Причина в том, что оседлый способ существования позволяет индивиду приобретать лишнее имущество и высокий статус, а ни то ни другое практически не встречается в эгалитарных собирательских сообществах. Собственность, в свою очередь, – это способ обеспечить выживание индивиду и его близким. На долгом отрезке человеческой истории обладание избыточной собственностью помогало людям иметь больше детей, хотя в современном обществе связь между богатством и плодовитостью не столь очевидна. Иными словами, оседлость создала совершенно новую среду обитания, к которой люди приспосабливались, вырабатывая новые модели поведения, в том числе спектр интеллектуальных способностей, которые не нужны собирателям-кочевникам.

Собственность, ценность, число, вес, меры, исчислимость, товар, деньги, капитал, экономика – все эти понятия, какими бы естественными они ни казались современному человеку, вряд ли играли сколько-нибудь заметную роль в жизни кочевых собирателей. Могло ли быть так, что современный разум, владеющий абстрактным мышлением, знаковыми системами и письмом, – на самом деле совсем недавнее наше приобретение? Возможно, процесс его формирования «следует считать постепенным, разворачивавшимся в несколько ступеней и этапов и, возможно, параллельно в разных частях мира», – пишет археолог из Кембриджа Колин Ренфрю{161}.

Таким образом, по мнению Ренфрю, можно объяснить, почему человеческие сообщества столь долгое время почти не прогрессировали. «Если люди в начале позднего палеолита уже приобрели новые способности к творчеству и новациям, которые свойственны нашему виду, почему они не проявились раньше?» – спрашивает он. Между возникновением прародителей человечества и первыми великими цивилизациями: Вавилоном, Египтом, хараппской цивилизацией в Индии и государством Шан в Китае лежит пропасть в 45 000 лет. Если современные с точки зрения поведения люди сформировались 50 000 лет назад, почему их «современность» так долго не получала практического применения? Ренфрю называет эту паузу «парадоксом мудрости».

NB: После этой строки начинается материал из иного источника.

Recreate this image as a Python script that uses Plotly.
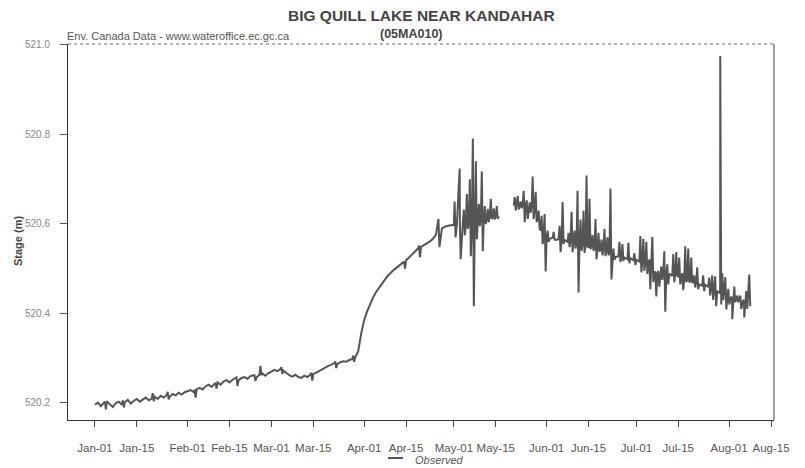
import pandas as pd
import plotly.graph_objects as go

# daily stage (m); None = missing
jan = [520.196, 520.201, 520.193, 520.199, 520.204, 520.197, 520.191, 520.200, 520.203, 520.196,
       520.202, 520.207, 520.199, 520.205, 520.209, 520.203, 520.208, 520.212, 520.206, 520.210,
       520.214, 520.209, 520.216, 520.212, 520.218, 520.214, 520.220, 520.217, 520.223, 520.219,
       520.224]
feb = [520.226, 520.229, 520.224, 520.231, 520.234, 520.230, 520.237, 520.241, 520.236, 520.243,
       520.246, 520.241, 520.248, 520.251, 520.246, 520.252, 520.255, 520.250, 520.256, 520.258,
       520.254, 520.260, 520.262, 520.257, 520.263, 520.266, 520.261, 520.267]
mar = [520.270, 520.274, 520.271, 520.276, 520.272, 520.266, 520.262, 520.259, 520.263, 520.258,
       520.256, 520.261, 520.258, 520.263, 520.265, 520.268, 520.272, 520.275, 520.279, 520.283,
       520.285, 520.289, 520.287, 520.291, 520.293, 520.292, 520.296, 520.298, 520.302, 520.315,
       520.355]
apr = [520.385, 520.405, 520.422, 520.436, 520.448, 520.458, 520.467, 520.476, 520.485, 520.492,
       520.498, 520.503, 520.508, 520.513, 520.519, 520.525, 520.531, 520.538, 520.545, 520.549,
       520.553, 520.557, 520.561, 520.567, 520.576, 520.583, 520.590, 520.594, 520.596, 520.597]
may = [520.598, 520.600, 520.597, 520.603, 520.599, 520.605, 520.602, 520.608, 520.604, 520.611,
       520.614, 520.610, 520.617, 520.615, 520.619, 520.617, None, None, None, None,
       520.641, 520.644, 520.639, 520.645, 520.641, 520.636, 520.640, 520.633, 520.612, 520.585,
       520.575]
jun = [520.570, 520.567, 520.569, 520.564, 520.566, 520.562, 520.564, 520.560, 520.563, 520.565,
       520.558, 520.561, 520.556, 520.550, 520.547, 520.549, 520.545, 520.547, 520.543, 520.546,
       520.541, 520.536, 520.529, 520.526, 520.528, 520.523, 520.525, 520.521, 520.523, 520.519]
jul = [520.520, 520.516, 520.518, 520.513, 520.508, 520.499, 520.493, 520.490, 520.488, 520.491,
       520.486, 520.489, 520.484, 520.486, 520.481, 520.483, 520.478, 520.475, 520.472, 520.468,
       520.470, 520.465, 520.462, 520.464, 520.459, 520.457, 520.454, 520.450, 520.445, 520.441,
       520.438]
aug = [520.435, 520.430, 520.427, 520.432, 520.424, 520.421, 520.430]

# short excursions within a day: day offset from Jan 1, high, low
spike_day = [3, 9, 19, 24, 33, 40, 47, 53, 55, 62, 72, 80, 86,
             103, 108, 114.5,
             119.9, 121.6, 123, 124, 125, 126, 127, 128, 129, 130, 131, 132, 133, 134,
             140, 141, 142, 143, 144, 145, 146, 147, 148, 149, 150, 151,
             153, 155, 156, 158, 159, 160, 161, 162, 163, 164, 165, 166, 167, 168, 169, 170,
             171, 172, 173, 175, 176, 178, 180,
             182, 183, 184, 185, 186, 187, 188, 189, 190, 191, 193, 194, 195, 196, 197, 198,
             199, 200, 201, 203, 205, 206, 207, 208.7, 209.4, 210.4, 211.4,
             212.4, 213.4, 214.4, 215.4, 216.4, 217.4, 218.4]
spike_hi = [520.203, 520.206, 520.222, 520.225, 520.230, 520.245, 520.257, 520.262, 520.283, 520.280, 520.268, 520.293, 520.306,
            520.516, 520.552, 520.611,
            520.650, 520.724, 520.632, 520.667, 520.700, 520.791, 520.740, 520.645, 520.717, 520.640, 520.634, 520.656, 520.635, 520.640,
            520.660, 520.662, 520.650, 520.674, 520.653, 520.648, 520.706, 520.672, 520.630, 520.618, 520.622, 520.585,
            520.582, 520.596, 520.649, 520.580, 520.627, 520.585, 520.674, 520.610, 520.630, 520.708, 520.656, 520.575, 520.611, 520.580, 520.565, 520.589,
            520.570, 520.679, 520.545, 520.560, 520.555, 520.558, 520.535,
            520.573, 520.567, 520.560, 520.521, 520.571, 520.492, 520.495, 520.505, 520.539, 520.510, 520.533, 520.537, 520.525, 520.490, 520.550, 520.545,
            520.525, 520.485, 520.503, 520.485, 520.480, 520.485, 520.483, 520.975, 520.490, 520.481, 520.455,
            520.438, 520.460, 520.440, 520.440, 520.431, 520.450, 520.487]
spike_lo = [520.186, 520.190, 520.204, 520.208, 520.212, 520.232, 520.238, 520.249, 520.262, 520.265, 520.250, 520.278, 520.292,
            520.500, 520.525, 520.548,
            520.570, 520.521, 520.575, 520.589, 520.528, 520.416, 520.566, 520.595, 520.539, 520.600, 520.604, 520.611, 520.610, 520.611,
            520.630, 520.632, 520.635, 520.604, 520.611, 520.625, 520.611, 520.604, 520.590, 520.555, 520.494, 520.560,
            520.565, 520.537, 520.555, 520.548, 520.537, 520.545, 520.447, 520.540, 520.535, 520.551, 520.544, 520.540, 520.521, 520.538, 520.530, 520.528,
            520.530, 520.476, 520.520, 520.515, 520.517, 520.512, 520.508,
            520.492, 520.495, 520.488, 520.454, 520.470, 520.438, 520.460, 520.475, 520.404, 520.465, 520.470, 520.485, 520.465, 520.452, 520.470, 520.470,
            520.470, 520.458, 520.454, 520.450, 520.440, 520.430, 520.416, 520.420, 520.430, 520.409, 520.420,
            520.387, 520.425, 520.425, 520.410, 520.391, 520.410, 520.416]

tick_dates = ["2014-01-01", "2014-01-15", "2014-02-01", "2014-02-15", "2014-03-01", "2014-03-15",
              "2014-04-01", "2014-04-15", "2014-05-01", "2014-05-15", "2014-06-01", "2014-06-15",
              "2014-07-01", "2014-07-15", "2014-08-01", "2014-08-15"]
tick_text = ["Jan-01", "Jan-15", "Feb-01", "Feb-15", "Mar-01", "Mar-15", "Apr-01", "Apr-15",
             "May-01", "May-15", "Jun-01", "Jun-15", "Jul-01", "Jul-15", "Aug-01", "Aug-15"]
y_ticks = [520.2, 520.4, 520.6, 520.8, 521.0]

start = pd.Timestamp("2014-01-01")
daily = jan + feb + mar + apr + may + jun + jul + aug
base = pd.DataFrame({"t": pd.date_range(start, periods=len(daily), freq="D"), "v": daily})
hi = pd.DataFrame({"t": [start + pd.Timedelta(days=d + 0.33) for d in spike_day], "v": spike_hi})
lo = pd.DataFrame({"t": [start + pd.Timedelta(days=d + 0.66) for d in spike_day], "v": spike_lo})
df = pd.concat([base, hi, lo]).sort_values("t")

fig = go.Figure(go.Scatter(
    x=df["t"], y=df["v"], mode="lines", name="Observed",
    line=dict(color="#555555", width=2), connectgaps=False,
))

fig.update_layout(
    width=805, height=468,
    margin=dict(l=68, r=31, t=44, b=48),
    paper_bgcolor="white", plot_bgcolor="white",
    font=dict(family="Liberation Sans, Arial, sans-serif", color="#555555"),
    showlegend=False,
    xaxis=dict(
        range=["2013-12-23", "2014-08-16"],
        tickvals=tick_dates, ticktext=tick_text,
        showgrid=False, zeroline=False,
        showline=True, linecolor="#333333", linewidth=1,
        ticks="outside", ticklen=6, tickcolor="#444444",
        ticklabelstandoff=11,
        tickfont=dict(size=11.5, color="#555555"),
    ),
    yaxis=dict(
        range=[520.162, 521.002],
        tickvals=y_ticks, tickformat=".1f",
        showgrid=False, zeroline=False,
        showline=True, linecolor="#333333", linewidth=1,
        ticks="outside", ticklen=7, tickcolor="#555555",
        ticklabelstandoff=8,
        tickfont=dict(size=10, color="#888888"),
    ),
    shapes=[
        dict(type="line", xref="paper", yref="paper", x0=0, x1=1, y0=1, y1=1,
             line=dict(color="#666666", width=1, dash="dot")),
        dict(type="line", xref="paper", yref="paper", x0=1, x1=1, y0=0, y1=1,
             line=dict(color="#444444", width=1)),
        # legend sample
        dict(type="line", xref="paper", yref="paper", x0=0.4533, x1=0.4745, y0=-0.101, y1=-0.101,
             line=dict(color="#555555", width=2)),
    ],
    annotations=[
        dict(text="<b>BIG QUILL LAKE NEAR KANDAHAR</b>", xref="paper", yref="paper",
             x=0.5, y=1.077, xanchor="center", yanchor="middle", showarrow=False,
             font=dict(size=15.5, color="#444444")),
        dict(text="<b>(05MA010)</b>", xref="paper", yref="paper",
             x=0.486, y=1.027, xanchor="center", yanchor="middle", showarrow=False,
             font=dict(size=12.5, color="#444444")),
        dict(text="Env. Canada Data - www.wateroffice.ec.gc.ca", xref="paper", yref="paper",
             x=-0.004, y=1.020, xanchor="left", yanchor="middle", showarrow=False,
             font=dict(size=11, color="#555555")),
        dict(text="<b>Stage (m)</b>", xref="paper", yref="paper", textangle=-90,
             x=-0.0708, y=0.476, xanchor="center", yanchor="middle", showarrow=False,
             font=dict(size=11, color="#444444")),
        dict(text="<i>Observed</i>", xref="paper", yref="paper",
             x=0.4887, y=-0.106, xanchor="left", yanchor="middle", showarrow=False,
             font=dict(size=11, color="#555555")),
    ],
)

fig.write_html("out.html", config={"displayModeBar": False},
               post_script="document.body.style.margin = '0';")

Одно из возможных объяснений: сначала социальное поведение человека должно было претерпеть определенную эволюцию. Тогда становится понятным, почему до утверждения оседлости сменилось так много поколений. Адаптация, обеспеченная рядом изменений в генах, обусловливала новые формы поведения, которые подготовили людей к жизни крупными сообществами, к сосуществованию без постоянной вражды и к принятию иерархий и вождей. Это первое изменение – снижение агрессии – создавало новую среду обитания для оседлого сообщества, что, в свою очередь, запустило бы процесс дальнейшей адаптации, в том числе дальнейшее развитие интеллектуальных способностей.

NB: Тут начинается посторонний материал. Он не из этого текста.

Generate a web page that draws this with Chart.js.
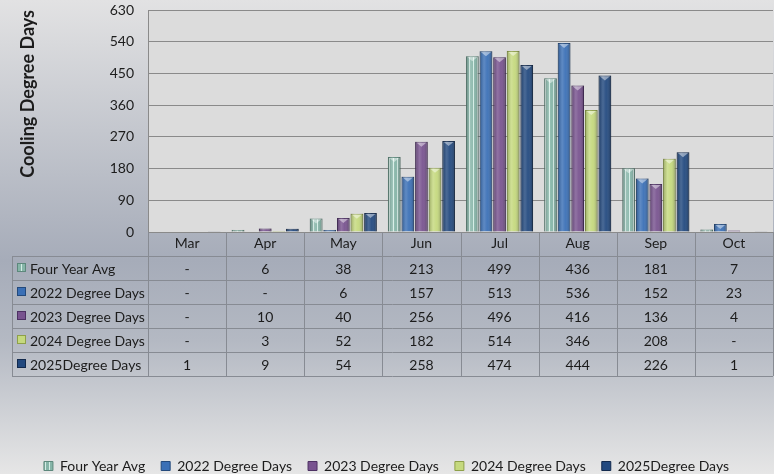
<!DOCTYPE html>
<html>
<head>
<meta charset="utf-8">
<script src="https://cdn.jsdelivr.net/npm/chart.js@4.4.1/dist/chart.umd.min.js"></script>
<style>
  html, body { margin: 0; padding: 0; background: #e4e4e4; }
  #wrap { width: 774px; height: 474px; }
</style>
</head>
<body>
<div id="wrap"><canvas id="cdd" width="774" height="474"></canvas></div>
<script>
// data (null = "-")
const months = ["Mar", "Apr", "May", "Jun", "Jul", "Aug", "Sep", "Oct"];
const fourYearAvg = [null, 6, 38, 213, 499, 436, 181, 7];
const dd2022 = [null, null, 6, 157, 513, 536, 152, 23];
const dd2023 = [null, 10, 40, 256, 496, 416, 136, 4];
const dd2024 = [null, 3, 52, 182, 514, 346, 208, null];
const dd2025 = [1, 9, 54, 258, 474, 444, 226, 1];
const seriesNames = ["Four Year Avg", "2022 Degree Days", "2023 Degree Days", "2024 Degree Days", "2025Degree Days"];
const yMax = 630, yStep = 90;

const FONT = "Lato, 'Open Sans', sans-serif";
const canvas = document.getElementById("cdd");
const ctx = canvas.getContext("2d");

// striped fill for the average series
function stripes() {
    const c = document.createElement("canvas");
    c.width = 4; c.height = 4;
    const g = c.getContext("2d");
    g.fillStyle = "#86b5a8";
    g.fillRect(0, 0, 4, 4);
    g.fillStyle = "#d4ece5";
    g.fillRect(1, 0, 1, 4);
    return ctx.createPattern(c, "repeat");
}

const fills = [stripes(), "#3b70b6", "#78538f", "#c5d97e", "#22497f"];
const edges = ["#5d887c", "#244a7c", "#4d3163", "#8ea049", "#122a4e"];
const allData = [fourYearAvg, dd2022, dd2023, dd2024, dd2025];

const backdrop = {
    id: "backdrop",
    beforeDraw(chart) {
        const c = chart.ctx, a = chart.chartArea;
        const g = c.createLinearGradient(0, 0, 0, chart.height);
        g.addColorStop(0, "#e2e2e3");
        g.addColorStop(0.55, "#a6acb9");
        g.addColorStop(0.72, "#b4b9c3");
        g.addColorStop(1, "#e6e6e6");
        c.save();
        c.fillStyle = g;
        c.fillRect(0, 0, chart.width, chart.height);
        c.fillStyle = "#dcdcdc";
        c.fillRect(a.left, a.top, a.right - a.left, a.bottom - a.top);
        c.restore();
    }
};

// shading + cap on each bar so it looks like the 3D-ish office bars
const sheen = {
    id: "sheen",
    afterDatasetsDraw(chart) {
        const c = chart.ctx;
        c.save();
        chart.data.datasets.forEach((ds, di) => {
            chart.getDatasetMeta(di).data.forEach((bar, i) => {
                if (ds.data[i] == null) return;
                const l = bar.x - bar.width / 2, r = bar.x + bar.width / 2;
                const top = Math.min(bar.y, bar.base), h = Math.abs(bar.base - bar.y);
                if (h < 1) return;
                const g = c.createLinearGradient(l, 0, r, 0);
                g.addColorStop(0, "rgba(0,0,0,0.22)");
                g.addColorStop(0.35, "rgba(255,255,255,0.18)");
                g.addColorStop(0.6, "rgba(255,255,255,0.05)");
                g.addColorStop(1, "rgba(0,0,0,0.28)");
                c.fillStyle = g;
                c.fillRect(l, top, r - l, h);
                if (h > 4) {
                    c.fillStyle = "rgba(255,255,255,0.45)";
                    c.beginPath();
                    c.moveTo(l + 1.5, top + 1);
                    c.lineTo(r - 1.5, top + 1);
                    c.lineTo(bar.x, top + 5);
                    c.closePath();
                    c.fill();
                }
            });
        });
        c.restore();
    }
};

// data table under the plot, columns follow the x scale
const dataTable = {
    id: "dataTable",
    afterDraw(chart) {
        const c = chart.ctx, xs = chart.scales.x, a = chart.chartArea;
        const tableLeft = 12, headTop = a.bottom, rowTop = a.bottom + 24, rowH = 24;
        const bottom = rowTop + rowH * seriesNames.length;
        const step = xs.getPixelForValue(1) - xs.getPixelForValue(0);
        c.save();
        c.strokeStyle = "#878b93";
        c.lineWidth = 1;
        c.beginPath();
        // horizontals
        for (let r = 0; r <= seriesNames.length; r++) {
            const y = Math.round(rowTop + r * rowH) + 0.5;
            c.moveTo(tableLeft, y);
            c.lineTo(a.right, y);
        }
        // verticals
        c.moveTo(tableLeft + 0.5, rowTop);
        c.lineTo(tableLeft + 0.5, bottom);
        for (let i = 0; i <= months.length; i++) {
            const x = Math.round(xs.getPixelForValue(i) - step / 2) + 0.5;
            c.moveTo(x, headTop);
            c.lineTo(x, bottom);
        }
        c.stroke();

        c.font = "14px " + FONT;
        c.textBaseline = "middle";
        seriesNames.forEach((name, r) => {
            const cy = rowTop + r * rowH + rowH / 2;
            c.fillStyle = fills[r];
            c.fillRect(17, cy - 5, 9, 9);
            c.strokeStyle = edges[r];
            c.strokeRect(17.5, cy - 4.5, 8, 8);
            c.fillStyle = "#1c1c1c";
            c.textAlign = "left";
            c.fillText(name, 30, cy + 1);
            c.textAlign = "center";
            allData[r].forEach((v, i) => {
                c.fillText(v == null ? "-" : String(v), xs.getPixelForValue(i), cy + 1);
            });
        });
        c.restore();
    }
};

new Chart(ctx, {
    type: "bar",
    data: {
        labels: months,
        datasets: seriesNames.map((name, k) => ({
            label: name,
            data: allData[k],
            backgroundColor: fills[k],
            borderColor: edges[k],
            borderWidth: 1
        }))
    },
    options: {
        responsive: false,
        animation: false,
        devicePixelRatio: 1,
        layout: { padding: { top: 10, right: 1, left: 0, bottom: -9 } },
        datasets: { bar: { categoryPercentage: 0.87, barPercentage: 0.93 } },
        plugins: {
            legend: {
                position: "bottom",
                labels: {
                    boxWidth: 9, boxHeight: 9, padding: 16,
                    color: "#1c1c1c",
                    font: { family: FONT, size: 14 }
                }
            },
            tooltip: { enabled: false }
        },
        scales: {
            x: {
                grid: { display: false, drawTicks: false },
                border: { display: false },
                ticks: { color: "#1c1c1c", padding: 3, font: { family: FONT, size: 14 } },
                afterFit(s) { s.height = 211; }
            },
            y: {
                min: 0, max: yMax,
                grid: { color: "#8a8a8a", drawTicks: true, tickLength: 14, tickColor: "rgba(0,0,0,0)" },
                border: { display: true, color: "#8a8a8a" },
                ticks: { stepSize: yStep, color: "#1c1c1c", padding: 0, font: { family: FONT, size: 14 } },
                title: {
                    display: true, text: "Cooling Degree Days", align: "end",
                    color: "#1c1c1c", padding: { top: 17 },
                    font: { family: FONT, size: 18, weight: "bold" }
                },
                afterFit(s) { s.width = 148; }
            }
        }
    },
    plugins: [backdrop, sheen, dataTable]
});
</script>
</body>
</html>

Еще одна удивительная перемена предшествовала утверждению оседлости: утончение, или «грацилизация», скелета у всего человечества. Это превращение, о котором мы поговорим в следующей главе, вероятно, сопровождалось снижением агрессивности человека или повышением коммуникабельности – несомненно, необходимым шагом на пути к постоянному проживанию в больших сообществах.

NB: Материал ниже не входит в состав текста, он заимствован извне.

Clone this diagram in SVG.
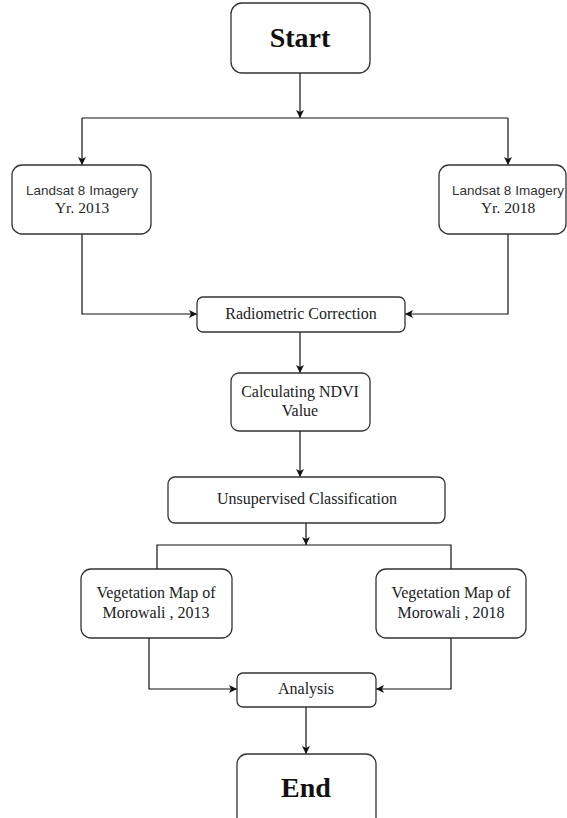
<svg xmlns="http://www.w3.org/2000/svg" width="567" height="818" viewBox="0 0 567 818">
<style>
.box{fill:#fff;stroke:#333;stroke-width:1.3}
.c{fill:none;stroke:#111;stroke-width:1.2}
.t{font-family:"Liberation Serif","Times New Roman",serif;font-size:16px;fill:#222;text-anchor:middle}
.s{font-family:"Liberation Sans",Arial,sans-serif;font-size:13.5px;fill:#333;text-anchor:middle}
.b{font-family:"Liberation Serif","Times New Roman",serif;font-size:28px;font-weight:bold;fill:#111;text-anchor:middle}
</style>
<defs>
<marker id="ah" viewBox="0 0 10 10" refX="10" refY="5" markerWidth="8" markerHeight="8" markerUnits="userSpaceOnUse" orient="auto">
<path d="M0,0 L10,5 L0,10 L2.5,5 z" fill="#111"/>
</marker>
</defs>
<rect width="567" height="818" fill="#fff"/>
<g id="connectors">
<path class="c" d="M300,73 V118" marker-end="url(#ah)"/>
<path class="c" d="M82,118 H508"/>
<path class="c" d="M82,118 V165" marker-end="url(#ah)"/>
<path class="c" d="M508,118 V165" marker-end="url(#ah)"/>
<path class="c" d="M82,234 V314 H197" marker-end="url(#ah)"/>
<path class="c" d="M508,234 V314 H405" marker-end="url(#ah)"/>
<path class="c" d="M300,332 V373" marker-end="url(#ah)"/>
<path class="c" d="M300,431 V477" marker-end="url(#ah)"/>
<path class="c" d="M306,523 V545" marker-end="url(#ah)"/>
<path class="c" d="M157,569 V545 H451 V569"/>
<path class="c" d="M149,638 V689 H237" marker-end="url(#ah)"/>
<path class="c" d="M451,638 V689 H376" marker-end="url(#ah)"/>
<path class="c" d="M306,707 V754" marker-end="url(#ah)"/>
</g>
<g id="start">
<rect class="box" x="231" y="3" width="139" height="70" rx="11"/>
<text class="b" x="300" y="47">Start</text>
</g>
<g id="landsat2013">
<rect class="box" x="12" y="165" width="139" height="69" rx="10"/>
<text class="s" x="82" y="195">Landsat 8 Imagery</text>
<text class="t" x="82" y="213" style="font-size:15.5px">Yr. 2013</text>
</g>
<g id="landsat2018">
<rect class="box" x="439" y="165" width="127" height="69" rx="10"/>
<text class="s" x="508" y="195">Landsat 8 Imagery</text>
<text class="t" x="508" y="213" style="font-size:15.5px">Yr. 2018</text>
</g>
<g id="radiometric">
<rect class="box" x="197" y="297" width="208" height="35" rx="6"/>
<text class="t" x="301" y="319">Radiometric Correction</text>
</g>
<g id="ndvi">
<rect class="box" x="231" y="373" width="139" height="58" rx="8"/>
<text class="t" x="300" y="397">Calculating NDVI</text>
<text class="t" x="300" y="416">Value</text>
</g>
<g id="unsupervised">
<rect class="box" x="168" y="477" width="277" height="46" rx="7"/>
<text class="t" x="307" y="504">Unsupervised Classification</text>
</g>
<g id="veg2013">
<rect class="box" x="81" y="569" width="151" height="69" rx="10"/>
<text class="t" x="156" y="598">Vegetation Map of</text>
<text class="t" x="156" y="618">Morowali , 2013</text>
</g>
<g id="veg2018">
<rect class="box" x="376" y="569" width="150" height="69" rx="10"/>
<text class="t" x="451" y="598">Vegetation Map of</text>
<text class="t" x="451" y="618">Morowali , 2018</text>
</g>
<g id="analysis">
<rect class="box" x="237" y="673" width="139" height="34" rx="6"/>
<text class="t" x="306" y="694">Analysis</text>
</g>
<g id="end">
<rect class="box" x="237" y="754" width="139" height="80" rx="10"/>
<text class="b" x="306" y="797">End</text>
</g>
</svg>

И если такой шаг человечество действительно сделало, то, очевидно, эволюция шла параллельно в разных частях планеты, как бывало и с другими механизмами адаптации: например, с карликовостью или с переносимостью лактозы. Прямые подтверждения такой эволюции может дать человеческий геном, когда будут идентифицированы гены, влияющие на социальное поведение человека.

После перехода к оседлости у людей появилось много возможностей для инноваций в хозяйстве, торговле, военном деле и политическом устройстве. Появилась новая прорывная технология – сельское хозяйство, зародившееся в конце плейстоцена и распространившееся после потепления климата в неолите. Сельское хозяйство быстро стало развиваться, потому что человеческая популяция на Ближнем Востоке оказалась подготовленной к нему, во-первых, оседлой жизнью, а во-вторых, попытками высевать дикие злаки для увеличения урожая{162}. Прежние гипотезы возникновения сельского хозяйства зачастую предполагали действие внешних сил, будто бы вынудивших пассивное человеческое сообщество заняться обработкой земли. Ни одна из этих теорий не получила достаточного подтверждения. Есть версия о том, что заняться возделыванием пищевых культур людей вынудил рост населения. Однако археологические данные говорят о том, что население Земли начало расти не до распространения сельского хозяйства, а после этого. Другая теория гласит, что стимулом стало потепление, наступившее в конце плейстоцена. Но климат улучшился более-менее повсюду, а сельское хозяйство возникало в разных местах Земли в разное время.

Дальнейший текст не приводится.